At the core, people want connection, to feel like they are part of something. It is important to help our youth have a positive educational experience and be part of the community. There are ways to discipline and keep students in schools using alternatives other than suspension. It is recommended that behaviors and situational contexts are explored before imposing suspension on a youth.

Restorative Justice 

Restorative Justice is a program that was initially used among juveniles, but can also be applied to schools. Resolutions Northwest has been implementing restorative justice programs in Portland schools recently, and the results are great!
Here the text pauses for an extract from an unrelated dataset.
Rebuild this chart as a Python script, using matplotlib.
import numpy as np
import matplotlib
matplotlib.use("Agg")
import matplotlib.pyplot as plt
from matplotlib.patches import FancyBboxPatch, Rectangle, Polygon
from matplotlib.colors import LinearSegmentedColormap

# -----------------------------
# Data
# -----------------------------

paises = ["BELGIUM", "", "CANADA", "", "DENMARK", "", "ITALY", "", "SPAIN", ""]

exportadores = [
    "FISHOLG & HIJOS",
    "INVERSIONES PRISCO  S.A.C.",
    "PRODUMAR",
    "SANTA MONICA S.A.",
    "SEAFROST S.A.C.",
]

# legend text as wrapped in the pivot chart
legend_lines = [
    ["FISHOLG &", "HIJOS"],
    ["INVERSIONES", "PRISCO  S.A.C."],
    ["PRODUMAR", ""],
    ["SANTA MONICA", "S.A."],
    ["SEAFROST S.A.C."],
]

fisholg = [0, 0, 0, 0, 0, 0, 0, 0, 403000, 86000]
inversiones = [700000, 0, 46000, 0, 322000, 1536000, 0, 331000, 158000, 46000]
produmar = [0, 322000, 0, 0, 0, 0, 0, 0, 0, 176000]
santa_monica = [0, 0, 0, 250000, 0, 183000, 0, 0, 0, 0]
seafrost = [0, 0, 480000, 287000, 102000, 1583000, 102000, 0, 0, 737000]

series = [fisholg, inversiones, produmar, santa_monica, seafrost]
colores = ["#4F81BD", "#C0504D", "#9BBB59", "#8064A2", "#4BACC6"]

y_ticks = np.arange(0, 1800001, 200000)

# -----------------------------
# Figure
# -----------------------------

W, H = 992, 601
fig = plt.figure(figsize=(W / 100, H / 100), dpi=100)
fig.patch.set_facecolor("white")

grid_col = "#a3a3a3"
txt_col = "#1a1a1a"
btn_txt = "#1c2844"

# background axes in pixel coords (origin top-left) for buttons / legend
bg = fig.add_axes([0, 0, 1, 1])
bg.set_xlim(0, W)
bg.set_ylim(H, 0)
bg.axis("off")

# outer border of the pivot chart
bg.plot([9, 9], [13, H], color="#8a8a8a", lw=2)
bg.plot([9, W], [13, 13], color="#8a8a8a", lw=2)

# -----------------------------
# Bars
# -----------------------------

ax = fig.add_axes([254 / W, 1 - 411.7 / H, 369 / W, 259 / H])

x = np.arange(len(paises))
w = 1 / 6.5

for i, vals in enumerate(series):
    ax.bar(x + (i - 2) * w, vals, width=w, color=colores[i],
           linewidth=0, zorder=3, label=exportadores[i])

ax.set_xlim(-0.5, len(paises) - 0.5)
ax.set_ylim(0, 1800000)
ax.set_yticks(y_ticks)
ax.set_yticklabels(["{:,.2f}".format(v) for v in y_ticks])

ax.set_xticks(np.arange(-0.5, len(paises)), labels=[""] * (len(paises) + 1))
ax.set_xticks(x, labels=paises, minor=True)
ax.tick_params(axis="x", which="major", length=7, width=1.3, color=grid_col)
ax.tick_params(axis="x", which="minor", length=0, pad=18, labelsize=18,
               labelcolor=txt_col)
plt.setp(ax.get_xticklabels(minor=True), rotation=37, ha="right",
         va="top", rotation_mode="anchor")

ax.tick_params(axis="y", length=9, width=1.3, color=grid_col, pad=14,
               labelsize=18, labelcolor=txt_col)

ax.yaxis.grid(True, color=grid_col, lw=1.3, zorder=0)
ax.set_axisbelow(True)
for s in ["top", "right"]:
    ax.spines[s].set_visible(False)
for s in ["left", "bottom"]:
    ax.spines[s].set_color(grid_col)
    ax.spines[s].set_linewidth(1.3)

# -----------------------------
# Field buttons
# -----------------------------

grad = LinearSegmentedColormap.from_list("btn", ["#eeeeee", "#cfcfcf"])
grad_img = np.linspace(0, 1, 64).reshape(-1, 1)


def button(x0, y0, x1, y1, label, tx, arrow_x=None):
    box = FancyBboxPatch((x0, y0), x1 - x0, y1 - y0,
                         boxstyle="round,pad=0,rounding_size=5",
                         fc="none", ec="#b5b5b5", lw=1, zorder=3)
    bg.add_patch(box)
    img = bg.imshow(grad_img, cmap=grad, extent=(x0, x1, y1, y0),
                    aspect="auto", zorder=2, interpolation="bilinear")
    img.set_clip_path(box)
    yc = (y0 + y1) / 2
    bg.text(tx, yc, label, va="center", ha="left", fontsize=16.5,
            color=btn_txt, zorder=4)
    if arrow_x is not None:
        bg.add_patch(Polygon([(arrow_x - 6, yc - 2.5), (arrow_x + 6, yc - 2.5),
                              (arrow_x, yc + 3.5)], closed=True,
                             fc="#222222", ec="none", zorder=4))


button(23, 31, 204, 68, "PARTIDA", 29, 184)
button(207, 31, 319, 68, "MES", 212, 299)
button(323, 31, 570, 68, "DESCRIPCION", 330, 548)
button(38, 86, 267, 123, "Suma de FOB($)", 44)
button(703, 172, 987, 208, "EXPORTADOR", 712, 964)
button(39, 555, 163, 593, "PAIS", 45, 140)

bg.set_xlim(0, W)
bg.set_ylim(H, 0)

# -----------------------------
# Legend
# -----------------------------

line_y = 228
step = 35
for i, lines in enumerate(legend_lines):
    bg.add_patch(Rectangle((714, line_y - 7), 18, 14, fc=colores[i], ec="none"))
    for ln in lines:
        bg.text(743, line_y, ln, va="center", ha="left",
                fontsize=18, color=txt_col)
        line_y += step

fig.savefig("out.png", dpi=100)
The practice involves a dialogue between student and administrator and provides the student with an opportunity to understand the implications of their actions and take some responsibility in coming up with a solution.

Creative Solutions

Creative solutions work with the student and the family.  A family may be willing to do community service or volunteer to help a teacher after school. Working together on a solution assures the best outcome for both the student and the school. A student will be more likely to cooperate and complete a task if they helped come up with the solution. The idea is to include the student in the process and help the youth be accountable for his or her actions.
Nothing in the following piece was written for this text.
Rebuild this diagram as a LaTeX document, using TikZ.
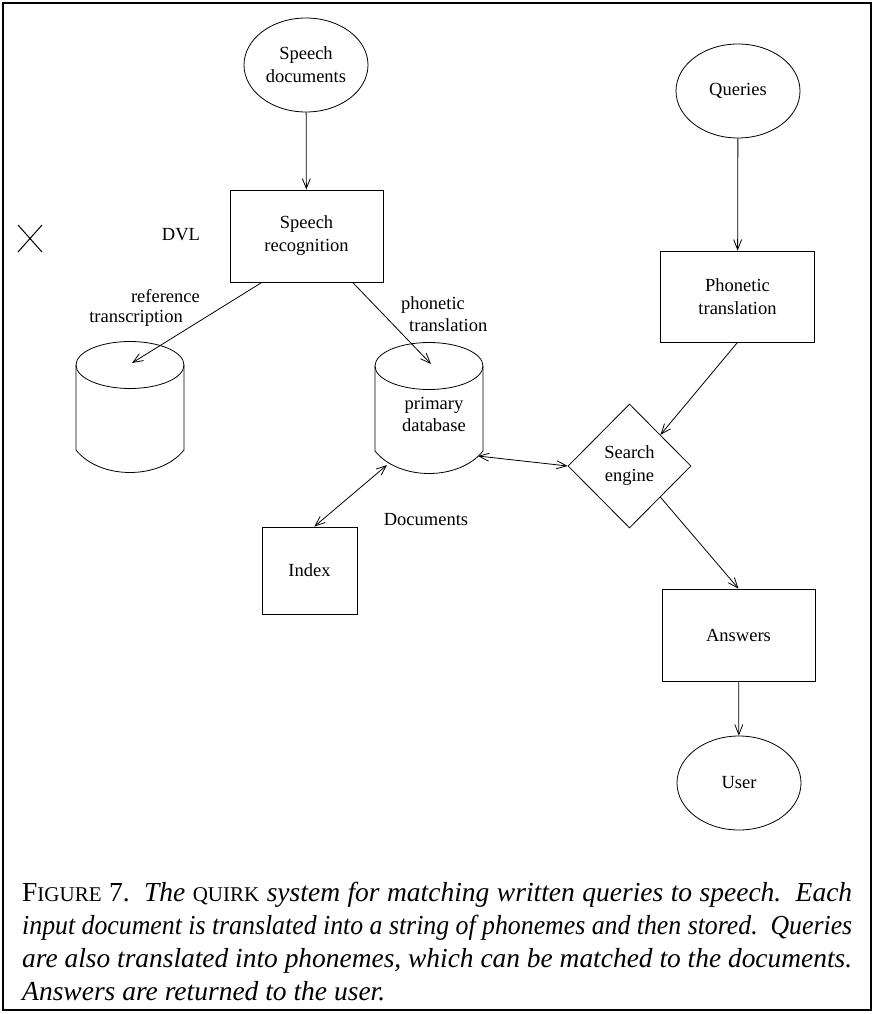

For more information or ideas in regards to alternatives to suspension, please contact one of the ESD 105 education advocates listed at the Education Advocates homepage.


Information for Students

If you find yourself in a situation where you get suspended, think about your next step before you act. You don’t want to make the situation worse, get in more trouble or involve more people. Think about your actions and what led to the suspension. If you think you were treated unfairly, then find out your rights. 

 If you could rewind the situation, would you have handled it differently? 

Remember that administrators have to think about the safety of the school and consider all the students. Sometimes, they have to take action right away, but that doesn’t mean that you can’t talk to them about what happened. 


When you speak with the administrator, be respectful.  you don't want to yell and escalate the situation.  Remember that you have something to say and you want the administrator to hear you. 


Ask why you were suspended. 

Ask if there is anything else you can do to make it better.

Offer to write a letter of apology if appropriate. 

Ask if you can do community service on campus. 

Ask if you could have a mediation or meeting with the other student to address any issues. 

If you get suspended:

Parents can ask for additional services from the schools. 

Here are some ideas:

  • The school will have to let you know why you were suspended.
  • Someone has to let your parent(s) know that you were suspended.
  • You and your parent have a right to ask for a meeting with the administrator within three days If you were emergency expelled, the school has 10 days to investigate the incident and make a decision to have you back in school or roll it over into a long term suspension up to 30 days.
  • Find and review your school policies. This information should be in your student handbook or on the internet.  
  • Expulsions cannot last more than one year.
  • Ask if the school counselor can meet with your child on a regular basis.  This can be for ongoing counseling to address a specific behavior or issue, or it can be a casual check in to discuss progress.
  • Ask for testing or an assessment for learning disabilities.
  • Ask for mentoring opportunities for your student.  Some schools have programs in place, or you can look into community agencies that match youth with a mentor.
  • Ask about peer mediation programs.  This is where the involved students can meet and discuss the issues or conflicts with an adult in the room to help control the conversation.
  • Ask for tutoring help from a teacher.
  • Get information about drug counseling if you have any concerns. 
  • Get information for mental health services to address issues such as anger management, social skills, conflict resolution, etc.
  • Ask about any activities that your child can get involved in, such as sports, leadership activities, after school programs or community service activities.  If there aren't enough options at the school - consider creating something through your local programs or church.